While owner occupation still dominates the purchaser profile at 73%, investors now account for 19% of all purchasers; compared to 13% in the same period in 2013. This increase in investor activity is likely to continue and perhaps even increase as the year progresses given the expiration of the CGT incentive at the end of the year. That said, 32% of vendors in the year to date were selling investment properties; an indicator of the depletion in rental properties on the market, a factor which is underpinning rental inflation.

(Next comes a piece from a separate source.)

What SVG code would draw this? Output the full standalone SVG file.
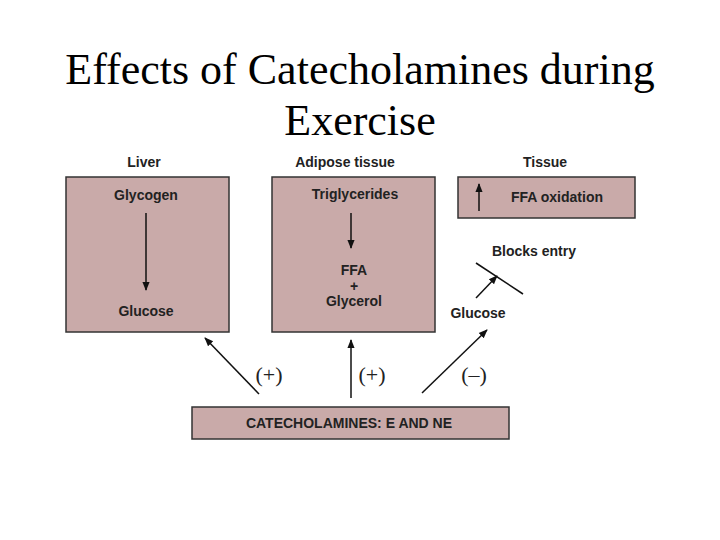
<svg xmlns="http://www.w3.org/2000/svg" width="720" height="540" viewBox="0 0 720 540">
<style>
.box{fill:#c9aaa9;stroke:#333;stroke-width:1.5}
.t{font-family:"Liberation Sans",Arial,sans-serif;font-weight:bold;font-size:14px;fill:#222;text-anchor:middle}
.s{font-family:"Liberation Serif","Times New Roman",serif;font-size:22px;fill:#222;text-anchor:middle}
.ln{stroke:#111;stroke-width:1.5;fill:none;marker-end:url(#ah)}
</style>
<defs><marker id="ah" viewBox="0 0 10 10" refX="9" refY="5" markerWidth="6" markerHeight="6" orient="auto" markerUnits="strokeWidth"><path d="M0,1 L10,5 L0,9 z" fill="#111"/></marker></defs>
<rect width="720" height="540" fill="#fff"/>
<text x="360" y="84" font-family="Liberation Serif,serif" font-size="44" text-anchor="middle" fill="#000">Effects of Catecholamines during</text>
<text x="360" y="135" font-family="Liberation Serif,serif" font-size="44" text-anchor="middle" fill="#000">Exercise</text>
<g id="liver"><text class="t" x="144" y="167">Liver</text><rect class="box" x="66" y="177" width="163" height="155"/><text class="t" x="146" y="200">Glycogen</text><text class="t" x="146" y="316">Glucose</text></g>
<g id="adipose"><text class="t" x="345" y="167">Adipose tissue</text><rect class="box" x="272" y="177" width="163" height="155"/><text class="t" x="355" y="199">Triglycerides</text><text class="t" x="354" y="275">FFA</text><text class="t" x="354" y="291">+</text><text class="t" x="354" y="306">Glycerol</text></g>
<g id="tissue"><text class="t" x="545" y="167">Tissue</text><rect class="box" x="458" y="177" width="177" height="41"/><text class="t" x="557" y="202">FFA oxidation</text></g>
<g id="cat"><rect class="box" x="192" y="407" width="317" height="32"/><text class="t" x="349" y="428">CATECHOLAMINES: E AND NE</text></g>
<g id="labels"><text class="t" x="534" y="256">Blocks entry</text><text class="t" x="478" y="318">Glucose</text>
<text class="s" x="269" y="382">(+)</text><text class="s" x="372" y="382">(+)</text><text class="s" x="474" y="382">(–)</text></g>
<g id="connectors">
<line class="ln" x1="146" y1="213" x2="146" y2="290"/>
<line class="ln" x1="351" y1="213" x2="351" y2="248"/>
<line class="ln" x1="479" y1="211" x2="479" y2="184"/>
<line class="ln" x1="259" y1="394" x2="205" y2="338"/>
<line class="ln" x1="351" y1="398" x2="351" y2="340"/>
<line class="ln" x1="422" y1="393" x2="487" y2="330"/>
<line class="ln" x1="476" y1="298" x2="497" y2="276"/>
<line x1="476" y1="263" x2="523" y2="294" stroke="#111" stroke-width="1.5"/>
</g>
</svg>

Looking to the future, sentiment in the market has improved notably in the past twelve months in particular, with three quarters of all respondents to the latest Sherry FitzGerald Property Sentiment Survey expressing a wish to buy in the next six months. Furthermore, eight out of ten respondents believe that prices are increasing, compared to a low of only 1.5% of respondents two years ago. The combination of this uplift in sentiment, the latent demand from the inactive market between 2007 and 2012 and the continued shortage of property available for sale all point to a period of above trend price inflation in 2014. Current indications suggest that the Irish market will increase by 15-20% during this calendar year, with the regional centres all enjoying the strongest levels of price inflation.